Additional research by Robert Arnott of Research Affiliates further proves the importance of dividends to long term investment returns. In a 2003 editorial in the Financial Analysts Journal , entitled Dividends and the Three Dwarfs, Arnott explored the returns of equity securities for 200 years, ending in 2002. He found that dividends were the most important component of return. Of the total annualized return for the period of 7.9%, 5.0% of that was from dividends, 1.4% from inflation, 0.6% from rising valuation levels, and 0.8% from real growth in dividends. He states:

"The importance of dividends for providing wealth to investors is self-evident. Dividends not only dwarf inflation, growth, and changing valuation levels individually, but they also dwarf the combined importance of inflation, growth, and changing valuation levels. This result is wildly at odds with conventional wisdom, which suggests that, while the return from bonds is wholly dependent on income, stocks provide growth first and income second. It is startling to realize that dividend growth has averaged less than 1 percent above inflation during the past 200-year period. And it is shocking that real per-share dividend and earnings growth on the S&P 500 Index since 1965 has been zero…" He ends "Dividends, unequivocally, matter."
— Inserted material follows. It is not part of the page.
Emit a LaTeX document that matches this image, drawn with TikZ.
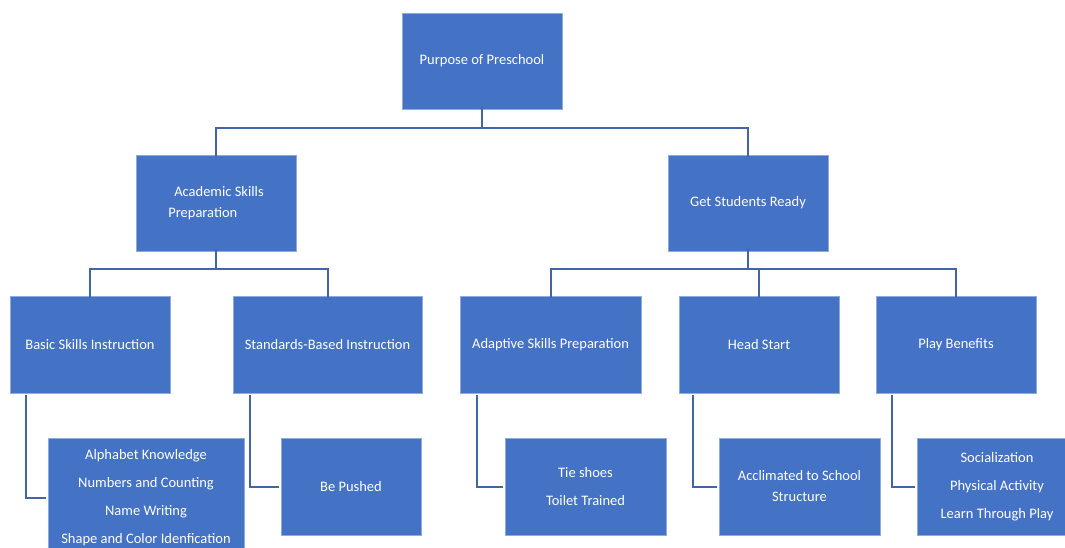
\documentclass[tikz,border=0pt]{standalone}
\usepackage{fontspec}
\setmainfont{Carlito}
\usetikzlibrary{positioning}

\definecolor{boxblue}{HTML}{4472C4}
\definecolor{lineblue}{HTML}{4165A8}
\definecolor{edgeblue}{HTML}{8FAADC}

\tikzset{
  box/.style={draw=edgeblue, line width=0.6pt, fill=boxblue, text=white,
    minimum width=160pt, minimum height=96pt, inner sep=2pt,
    font=\fontsize{14.5}{21}\selectfont, align=center},
  link/.style={draw=lineblue, line width=2pt}
}

\begin{document}
\begin{tikzpicture}[x=1pt,y=-1pt]
	\useasboundingbox (0,0) rectangle (1065,548);
	\clip (0,0) rectangle (1065,548);

	% top levels
	\node[box] (top) at (482,61) {Purpose of Preschool};
	\node[box, align=left] (acad) at (216,203) {\hspace*{6pt}Academic Skills\\Preparation};
	\node[box] (ready) at (748,203) {Get Students Ready};

	% third level
	\node[box, minimum height=97pt] (basic) at (90,344.5) {Basic Skills Instruction};
	\node[box, minimum width=189pt, minimum height=97pt] (std) at (327.5,344.5) {Standards-Based Instruction};
	\node[box, minimum width=181pt, minimum height=97pt] (adapt) at (550.5,344.5) {Adaptive Skills Preparation};
	\node[box, minimum height=97pt] (head) at (759,344.5) {Head Start};
	\node[box, minimum height=97pt] (play) at (956,344.5) {Play Benefits};

	% leaves
	\node[box, minimum width=196pt, minimum height=120pt] (alpha) at (146,498)
	  {Alphabet Knowledge\\[7pt]Numbers and Counting\\[7pt]Name Writing\\[7pt]Shape and Color Idenfication};
	\node[box, minimum width=140pt, minimum height=97pt] (pushed) at (351,486.5) {Be Pushed};
	\node[box, minimum width=161pt, minimum height=97pt] (tie) at (585.5,486.5) {Tie shoes\\[7pt]Toilet Trained};
	\node[box, minimum width=161pt, minimum height=97pt] (accl) at (799.5,486.5) {Acclimated to School\\Structure};
	\node[box, minimum height=97pt] (social) at (997,486.5) {Socialization\\[7pt]Physical Activity\\[7pt]Learn Through Play};

	% tree links
	\draw[link] ([yshift=2]top.south) -- ++(0,21) -| ([yshift=-2]acad.north);
	\draw[link] ([yshift=2]top.south) -- ++(0,21) -| ([yshift=-2]ready.north);
	\draw[link] ([yshift=2]acad.south) -- ++(0,20) -| ([yshift=-2]basic.north);
	\draw[link] ([yshift=2]acad.south) -- ++(0,20) -| ([yshift=-2]std.north);
	\draw[link] ([yshift=2]ready.south) -- ++(0,20) -| ([yshift=-2]adapt.north);
	\draw[link] ([yshift=2]ready.south) -- ++(0,20) -| ([yshift=-2]head.north);
	\draw[link] ([yshift=2]ready.south) -- ++(0,20) -| ([yshift=-2]play.north);

	% elbows to leaves
	\draw[link] ([shift={(16,2)}]basic.south west) |- ([xshift=-2]alpha.west);
	\draw[link] ([shift={(17,2)}]std.south west) |- ([xshift=-2]pushed.west);
	\draw[link] ([shift={(17,2)}]adapt.south west) |- ([xshift=-2]tie.west);
	\draw[link] ([shift={(14,2)}]head.south west) |- ([xshift=-2]accl.west);
	\draw[link] ([shift={(16,2)}]play.south west) |- ([xshift=-2]social.west);
\end{tikzpicture}
\end{document}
Financial Analysts Journal

In a further global study of equity returns, entitled The Importance of Dividend Yields in Country Selection , in the Journal of Portfolio Management, A. Michael Keppler, studied the relationship between a firm's dividend yield and their overall return. He found that an investment in the highest yielding quartile, produced the best investment return overall.
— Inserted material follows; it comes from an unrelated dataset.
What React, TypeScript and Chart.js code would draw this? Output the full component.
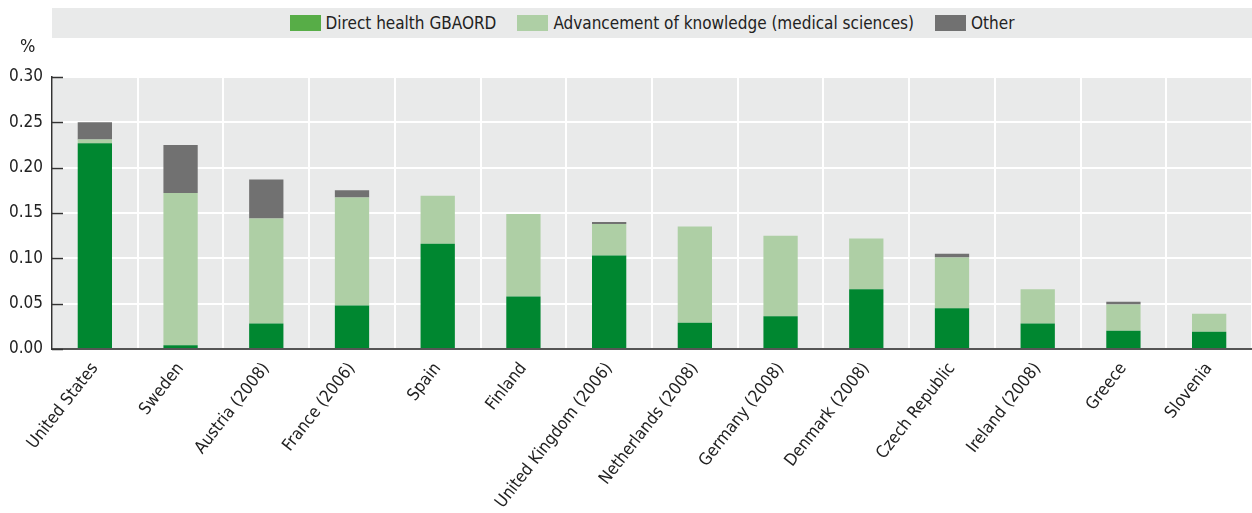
import React, { useEffect, useRef } from "react";
import { Chart, registerables } from "chart.js";

Chart.register(...registerables);

const categories = [
  "United States",
  "Sweden",
  "Austria (2008)",
  "France (2006)",
  "Spain",
  "Finland",
  "United Kingdom (2006)",
  "Netherlands (2008)",
  "Germany (2008)",
  "Denmark (2008)",
  "Czech Republic",
  "Ireland (2008)",
  "Greece",
  "Slovenia",
];
const directHealth = [0.227, 0.004, 0.028, 0.048, 0.116, 0.058, 0.103, 0.029, 0.036, 0.066, 0.045, 0.028, 0.02, 0.019];
const advancement = [0.004, 0.168, 0.116, 0.119, 0.053, 0.091, 0.035, 0.106, 0.089, 0.056, 0.056, 0.038, 0.029, 0.02];
const other = [0.019, 0.053, 0.043, 0.008, 0, 0, 0.002, 0, 0, 0, 0.004, 0, 0.003, 0];
const seriesNames = ["Direct health GBAORD", "Advancement of knowledge (medical sciences)", "Other"];
const yTicks = [0, 0.05, 0.1, 0.15, 0.2, 0.25, 0.3];

const FONT = "'Liberation Sans Narrow', 'DejaVu Sans Condensed', 'Arial Narrow', sans-serif";
const barColors = ["#008730", "#aecfa5", "#717171"];
const legendColors = ["#57ad47", "#aecfa5", "#717171"];

export default function App() {
  const ref = useRef<HTMLCanvasElement | null>(null);

  useEffect(() => {
    if (!ref.current) return;
    const bgPlugin = {
      id: "bg",
      beforeDraw(chart: any) {
        const { ctx, chartArea } = chart;
        ctx.save();
        ctx.fillStyle = "#e9eaea";
        ctx.fillRect(chartArea.left, chartArea.top, chartArea.right - chartArea.left, chartArea.bottom - chartArea.top);
        ctx.restore();
      },
      afterDraw(chart: any) {
        const { ctx, chartArea, scales } = chart;
        ctx.save();
        ctx.strokeStyle = "#333";
        ctx.lineWidth = 1.5;
        for (const v of yTicks) {
          const y = Math.round(scales.y.getPixelForValue(v)) + 0.5;
          ctx.beginPath();
          ctx.moveTo(chartArea.left, y);
          ctx.lineTo(chartArea.left + 11, y);
          ctx.stroke();
        }
        ctx.restore();
      },
    };

    const chart = new Chart(ref.current, {
      type: "bar",
      data: {
        labels: categories,
        datasets: [
          { label: seriesNames[0], data: directHealth, backgroundColor: barColors[0] },
          { label: seriesNames[1], data: advancement, backgroundColor: barColors[1] },
          { label: seriesNames[2], data: other, backgroundColor: barColors[2] },
        ].map((d) => ({ ...d, barPercentage: 0.4, categoryPercentage: 1.0, borderWidth: 0 })),
      },
      options: {
        responsive: false,
        animation: false,
        devicePixelRatio: 1,
        layout: { padding: { top: 77, left: 0, right: 0, bottom: 0 } },
        plugins: { legend: { display: false }, tooltip: { enabled: false } },
        scales: {
          x: {
            stacked: true,
            offset: true,
            grid: { offset: true, color: "#ffffff", lineWidth: 2, drawTicks: false },
            border: { display: true, color: "#555", width: 2 },
            ticks: {
              minRotation: 52,
              maxRotation: 52,
              autoSkip: false,
              padding: 10,
              color: "#222",
              font: { family: FONT, size: 17 },
            },
            afterFit(scale: any) {
              scale.height = 164;
            },
          },
          y: {
            stacked: true,
            min: 0,
            max: 0.3,
            afterBuildTicks(scale: any) {
              scale.ticks = yTicks.map((v) => ({ value: v }));
            },
            ticks: {
              padding: 9,
              color: "#222",
              font: { family: FONT, size: 17 },
              callback: (v: any) => Number(v).toFixed(2),
            },
            grid: { color: "#ffffff", lineWidth: 2, drawTicks: false },
            border: { display: true, color: "#333", width: 1.5 },
            afterFit(scale: any) {
              scale.width = 52;
            },
          },
        },
      },
      plugins: [bgPlugin],
    } as any);
    return () => chart.destroy();
  }, []);

  return (
    <div style={{ position: "fixed", left: 0, top: 0, width: 1252, height: 513, background: "#fff", fontFamily: FONT }}>
      <canvas ref={ref} width={1252} height={513} style={{ position: "absolute", left: 0, top: 0 }} />
      <div
        style={{
          position: "absolute",
          left: 52,
          top: 8,
          width: 1200,
          height: 30,
          background: "#e9eaea",
          display: "flex",
          alignItems: "center",
          justifyContent: "center",
          fontSize: 17,
          color: "#222",
        }}
      >
        {seriesNames.map((n, i) => (
          <div key={n} style={{ display: "flex", alignItems: "center", marginRight: i < 2 ? 21 : 0 }}>
            <div style={{ width: 31, height: 16, background: legendColors[i], marginRight: 5 }} />
            <span>{n}</span>
          </div>
        ))}
      </div>
      <div style={{ position: "absolute", left: 20, top: 35, fontSize: 18, color: "#222" }}>%</div>
    </div>
  );
}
Journal of Portfolio Management

This is further demonstrated in Triumph of the Optimists: 101 Years of Global Investment Returns. In the 10th Chapter, the authors show the cumulative returns from 1926 to 2000 of U.S. stocks that rank each year in the highest or lowest yielding 30% of companies. They found that higher yielding stocks outperformed their low yielding counterparts, 12.2% to 10.4% respectively. Demonstrating again the importance of dividends.

Triumph of the Optimists

Often cited, Wharton School Professor Jeremy Siegel wrote a book entitled The Future for Investors . In this text he ranks the components of the S&P 500 by dividend yield, for the time period 1957-2002. He found that the highest yielding stocks beat their lowest yielding counterparts and the S&P 500 index.

The Future for Investors

A further look at stock returns by dividend policy from 1973-2022 found that stocks with dividend payers and dividend growers in particular beat their counterparts who did not pay a dividend or cut their dividend.
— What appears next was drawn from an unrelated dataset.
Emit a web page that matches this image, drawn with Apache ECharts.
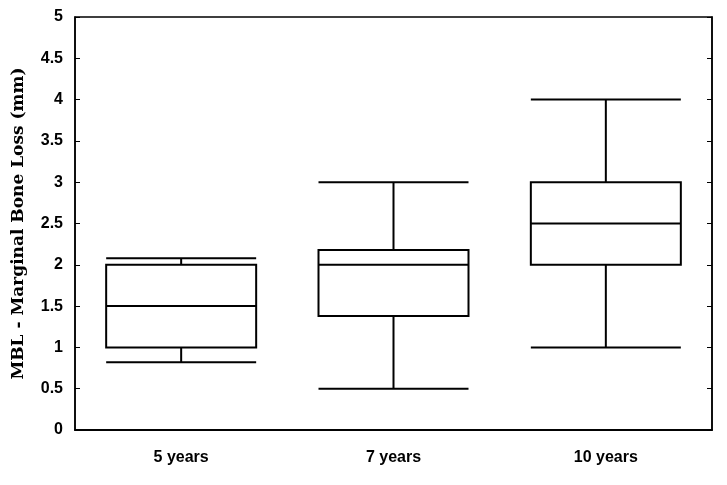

Ned Davis Research and Hartford Funds

Given the global evidence I have presented it would seem that dividends surely matter to the total returns one can expect from equity securities. But let's go a step further and look at the components of the total return from the S&P 500 index from 1922-2022. During this 100 years of market data, the CAGR was 3.45% when we exclude dividends and adjust for inflation. $1 invested in 1923 grew to $30.65. When we include dividends the CAGR skyrockets to 7.51%, a 118% increase causing $1 invested in 1923 to grow to $1,497.24. Considering that the average yield on the 10-year Treasury from 1922-2022 was 4.73%, it is not overstating to say that relative to the risk-free rate, all of the premium from equity investing comes from dividends.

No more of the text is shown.